The Indian financial sector faces challenges due to its fragmented regulatory structure, outdated legal framework, and the rapid development of new financial products and technologies. Reforms are necessary to:

  • Enhance Financial Stability: A consolidated regulatory approach can better identify and manage systemic risks across the financial system.
  • Improve Consumer Protection: Streamlined regulations can ensure consistent and effective protection for all financial product users.
  • Promote Financial Inclusion: Reforms can encourage innovation and competition, leading to a wider range of financial products and services for the unbanked and underbanked population.
  • Develop the Financial Market: A robust regulatory framework fosters investor confidence and promotes the development of deeper and more efficient financial markets.

Reform Proposals

Several proposals have been put forward to reform India's financial sector:

  • Unified Financial Regulatory Authority (UFRA): This proposal advocates for a single regulator for the entire financial system, similar to the models in the UK, US, and Australia. This would eliminate regulatory arbitrage, ensure consistent standards, and improve the efficiency of regulation. However, concerns exist about the complexity of managing such a vast and diverse sector under one entity.
  • Twin Peaks Model: This model separates prudential regulation (focusing on financial stability) from conduct regulation (protecting consumers). The RBI could retain responsibility for prudential regulation, while a new conduct regulator oversees market conduct and consumer protection.
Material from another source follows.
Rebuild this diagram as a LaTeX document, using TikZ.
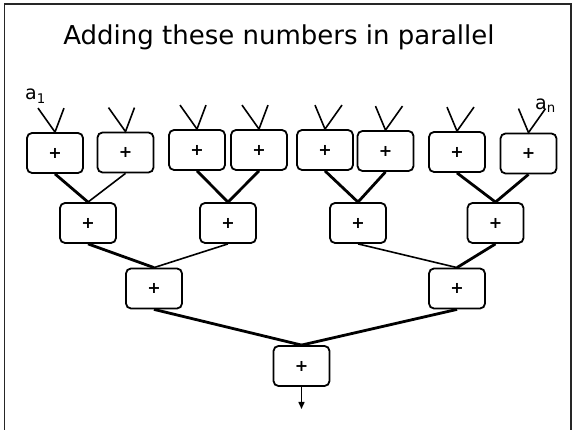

This approach balances the need for financial stability with protecting investors and consumers.
  • Harmonization of Regulatory Standards: While a single regulator may not be feasible, efforts can be made to harmonize regulations across different agencies. This could involve establishing common reporting formats, risk management frameworks, and enforcement procedures.
  • Legislative Reforms: Updating and consolidating the existing plethora of financial sector Acts is crucial. New legislation should be forward-looking, technology-neutral, and promote financial innovation while ensuring robust safeguards.